Errata, corrigenda and ai no corrida: none notified
Surprise launch of the Raspberry Pi 4B today, funny how a non-profit w/ no PR dept. manages to keep a secret much better than the Samsung Google and Apple of this world ;-p
Its specs are awe-inspiring: 4GB RAM, Cortex A72, dual HDMI, true Ethernet (direct to CPU, not trough USB), 4xUSB, BT 5.0. This will make for an incredibly fast server (no more I/O contention, especially between network and disk access which is what killed my one-time Raspi NAS) and general tinkering machine. That’s plenty for use as a lightweight Desktop too. But while the Raspi is excellent and has a “magical” level of software and community support, it’s not as extraordinary specs&price-wise as it seems at first sight.
On, the tinkerer side, the Odroid N2 is broadly similar, at similar prices https://www.hardkernel.com/shop/odroid-n2-with-4gbyte-ram/ . And Odroid is a serious company too. Also, “official” Android build (from Odroid not Google-approved)
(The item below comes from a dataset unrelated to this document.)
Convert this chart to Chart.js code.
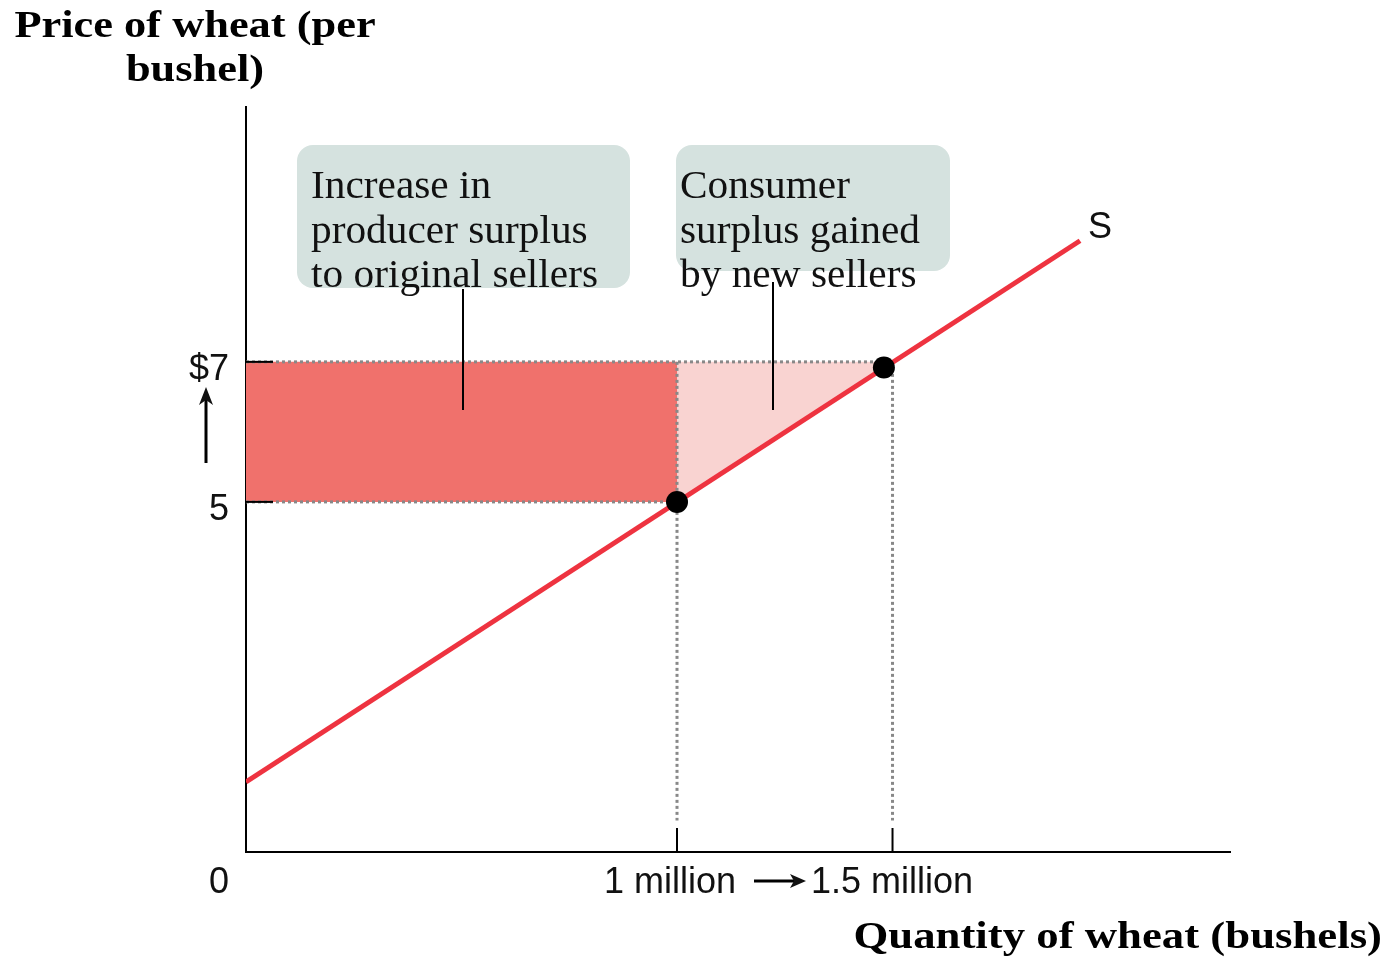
<!DOCTYPE html>
<html lang="en">
<head>
<meta charset="UTF-8">
<title>Price of wheat</title>
<script src="https://cdn.jsdelivr.net/npm/chart.js"></script>
<style>
  html, body { margin: 0; padding: 0; background: #fff; }
  #wrap { width: 1388px; height: 957px; }
</style>
</head>
<body>
<div id="wrap"><canvas id="chart" width="1388" height="957"></canvas></div>
<script>
// supply curve S (quantity in millions, price in $)
const supplyX = [0, 1.935];
const supplyY = [1, 8.73];
// equilibrium points before / after (dots sit on S)
const eqX = [1, 1.48];
const eqY = [5, 6.92];
// tick labels
const xTicks = [1, 1.5];
const xTickLabels = ['1 million', '1.5 million'];
const yTicks = [5, 7];
const yTickLabels = ['5', '$7'];
// shaded regions
const rectX = [0, 1, 1, 0, 0];
const rectY = [5, 5, 7, 7, 5];
const triX = [1, 1.5, 1, 1];
const triY = [5, 7, 7, 5];

const pts = (xs, ys) => xs.map((x, i) => ({ x: x, y: ys[i] }));

const dotted = (data) => ({
  type: 'line', data: data, showLine: true, fill: false,
  borderColor: '#888', borderWidth: 3, borderDash: [3, 3],
  pointRadius: 0, order: 5
});

// serif text in the reference is wider than Liberation Serif, stretch it a bit
function wideText(ctx, text, x, y, sx) {
  ctx.save();
  ctx.translate(x, y);
  ctx.scale(sx, 1);
  ctx.fillText(text, 0, 0);
  ctx.restore();
}

const annotations = {
  id: 'annotations',
  afterDraw(chart) {
    const ctx = chart.ctx;
    const xs = chart.scales.x, ys = chart.scales.y;
    const area = chart.chartArea;
    ctx.save();

    // tick marks inside the plot
    ctx.strokeStyle = '#000';
    ctx.lineWidth = 2;
    yTicks.forEach(v => {
      const py = ys.getPixelForValue(v);
      ctx.beginPath(); ctx.moveTo(area.left, py); ctx.lineTo(area.left + 27, py); ctx.stroke();
    });
    xTicks.forEach(v => {
      const px = xs.getPixelForValue(v);
      ctx.beginPath(); ctx.moveTo(px, area.bottom); ctx.lineTo(px, area.bottom - 24); ctx.stroke();
    });

    // tick labels
    ctx.fillStyle = '#111';
    ctx.font = '36px "Liberation Sans", Arial, sans-serif';
    ctx.textBaseline = 'middle';
    ctx.textAlign = 'right';
    yTicks.forEach((v, i) => ctx.fillText(yTickLabels[i], 229, ys.getPixelForValue(v) + 8));
    ctx.fillText('0', 229, 883);
    ctx.textAlign = 'center';
    ctx.fillText(xTickLabels[0], xs.getPixelForValue(xTicks[0]) - 7, 883);
    ctx.textAlign = 'left';
    ctx.fillText(xTickLabels[1], 811, 883);

    // arrows
    ctx.lineWidth = 3;
    ctx.beginPath(); ctx.moveTo(754, 881); ctx.lineTo(795, 881); ctx.stroke();
    ctx.beginPath(); ctx.moveTo(806, 881); ctx.lineTo(790, 874); ctx.lineTo(794, 881); ctx.lineTo(790, 888); ctx.closePath(); ctx.fill();
    ctx.beginPath(); ctx.moveTo(206, 463); ctx.lineTo(206, 398); ctx.stroke();
    ctx.beginPath(); ctx.moveTo(206, 387); ctx.lineTo(199, 405); ctx.lineTo(206, 400); ctx.lineTo(213, 405); ctx.closePath(); ctx.fill();

    // S label
    ctx.fillText('S', 1088, 228);

    // callout boxes
    const box = (x, y, w, h) => {
      ctx.fillStyle = '#d5e2df';
      ctx.beginPath(); ctx.roundRect(x, y, w, h, 16); ctx.fill();
    };
    box(297, 145, 333, 143);
    box(676, 145, 274, 126);

    ctx.strokeStyle = '#000';
    ctx.lineWidth = 2;
    ctx.beginPath(); ctx.moveTo(463, 289); ctx.lineTo(463, 410); ctx.stroke();
    ctx.beginPath(); ctx.moveTo(773, 282); ctx.lineTo(773, 410); ctx.stroke();

    ctx.fillStyle = '#111';
    ctx.font = '39px "Liberation Serif", Georgia, serif';
    ctx.textAlign = 'left';
    ctx.textBaseline = 'alphabetic';
    ['Increase in', 'producer surplus', 'to original sellers'].forEach((t, i) => wideText(ctx, t, 311, 198 + i * 44.5, 1.06));
    ['Consumer', 'surplus gained', 'by new sellers'].forEach((t, i) => wideText(ctx, t, 680, 198 + i * 44.5, 1.06));

    // axis titles
    ctx.fillStyle = '#000';
    ctx.font = 'bold 37px "Liberation Serif", Georgia, serif';
    ctx.textAlign = 'center';
    wideText(ctx, 'Price of wheat (per', 195, 37, 1.2);
    wideText(ctx, 'bushel)', 195, 81, 1.2);
    ctx.textAlign = 'right';
    wideText(ctx, 'Quantity of wheat (bushels)', 1382, 948, 1.21);

    ctx.restore();
  }
};

new Chart(document.getElementById('chart'), {
  type: 'scatter',
  data: {
    datasets: [
      {
        type: 'line', data: pts(eqX, eqY), showLine: false,
        pointRadius: 11, pointBackgroundColor: '#000', pointBorderWidth: 0, order: 0
      },
      {
        type: 'line', data: pts(supplyX, supplyY), showLine: true, fill: false,
        borderColor: '#ee3340', borderWidth: 5, pointRadius: 0, order: 1
      },
      dotted(pts([0, 1.5], [7, 7])),
      dotted(pts([0, 1], [5, 5])),
      dotted(pts([1, 1], [7, 0.45])),
      dotted(pts([1.5, 1.5], [7, 0.45])),
      {
        type: 'line', data: pts(rectX, rectY), showLine: true, fill: 'shape',
        backgroundColor: '#f0716c', borderWidth: 0, pointRadius: 0, order: 8
      },
      {
        type: 'line', data: pts(triX, triY), showLine: true, fill: 'shape',
        backgroundColor: '#f9d3d1', borderWidth: 0, pointRadius: 0, order: 9
      }
    ]
  },
  options: {
    responsive: false,
    animation: false,
    events: [],
    layout: { padding: { left: 238, top: 107, right: 158, bottom: 97 } },
    plugins: { legend: { display: false }, tooltip: { enabled: false } },
    scales: {
      x: {
        type: 'linear', min: 0, max: 2.283,
        grid: { display: false },
        ticks: { display: false },
        border: { display: true, color: '#000', width: 2 }
      },
      y: {
        type: 'linear', min: 0, max: 10.64,
        grid: { display: false },
        ticks: { display: false },
        border: { display: true, color: '#000', width: 2 }
      }
    }
  },
  plugins: [annotations]
});
</script>
</body>
</html>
And most important to me, on the low-end Desktop side, a similar Beelink GT-King https://www.geekbuying.com/item/Beelink-GT-King-Amlogic-S922X-Android-9-4GB-64GB-TV-Box-416147.html comes in at 100€ just like the Raspi 4 once you add a case, storage, PSU, cables, shipping, tax. I was planning on switching my “Android Desktops” to those, now I’ll try both, if only to avoid a “Skull !” case.
For Desktop duty, I’ll have to try out at least the Pi and the Beelink:
– users prefer Android over Linux because apps and familiarity. Android on the Pi has a very patchy history. Pi 4 looks like a platform that should excite Android/ChromeOS/Fuchsia nerds at Google , but a lone nerd’s tinkering rarely produces something end-user-ready.
– Not sure where the Pi is at about the Graphics Drivers issue. There used to be only the most basic unaccelerated one outside of their own OS, I think they’ve made progress on that.
– 3rd-tier OEM HW and SW can be iffy; Beelink has a patchier history than Pi on the whole.